Henning Mankell nahm diese Tradition im Nachgang zum Palme-Mord wieder auf und drückte ihr seinen eigenen Stempel auf. «Danach war der schwedische Krimi thematisch lange Zeit von gesellschaftlichen Problemen beherrscht», sagt Arne Dahl. Erst Stieg Larsson habe dann 2005 dem Genre nochmals eine neue Dimension beigefügt mit seiner Millennium-Trilogie «Verblendung», «Verdammnis» und «Vergebung». Nicht nur waren seine Geschichten noch komplexer, sondern er nahm sich auch die Freiheit, zuweilen die Realität zu verlassen. «Seine Ermittlerin Lisbeth Salander hat ja schon fast übermenschliche Kräfte. Und ähnelt eher einer Comic-Figur.»

Verwässerung des Genres?

Längst ist der Krimi in Schweden – dank seiner hohen Qualität – zum Wirtschaftsfaktor geworden: Verlage reissen sich um neue Manuskripte, weil sie wissen, wie gut sich diese Bücher auch im Ausland verkaufen lassen. «So nehmen sie zum Teil Leute unter Vertrag, die weder ein schriftstellerisches Talent noch ein politisches Bewusstsein haben», kritisiert Arne Dahl.
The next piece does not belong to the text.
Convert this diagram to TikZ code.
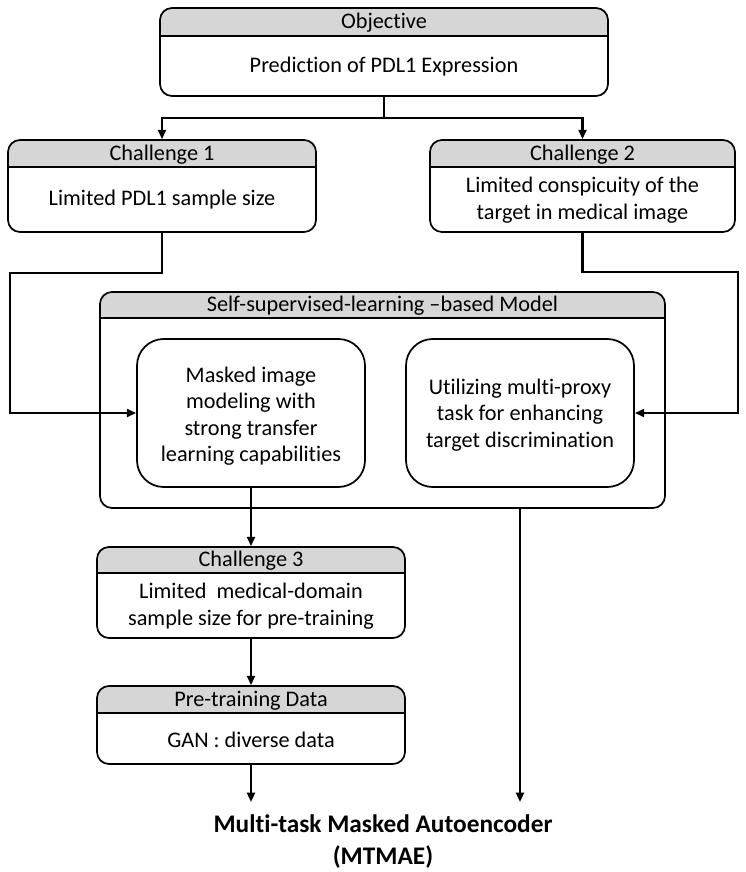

Er glaubt, dass diese Entwicklung zum Eigentor werden könnte: Im Moment sei der schwedische – wie übrigens der skandinavische Krimi generell – auf dem besten Weg, zur «reinen Unterhaltungsliteratur» zu verkommen. «Ich befürchte, dass er dadurch seine Besonderheit verliert. Und in letzter Konsequenz auch – paradoxerweise – seinen kommerziellen Wert.»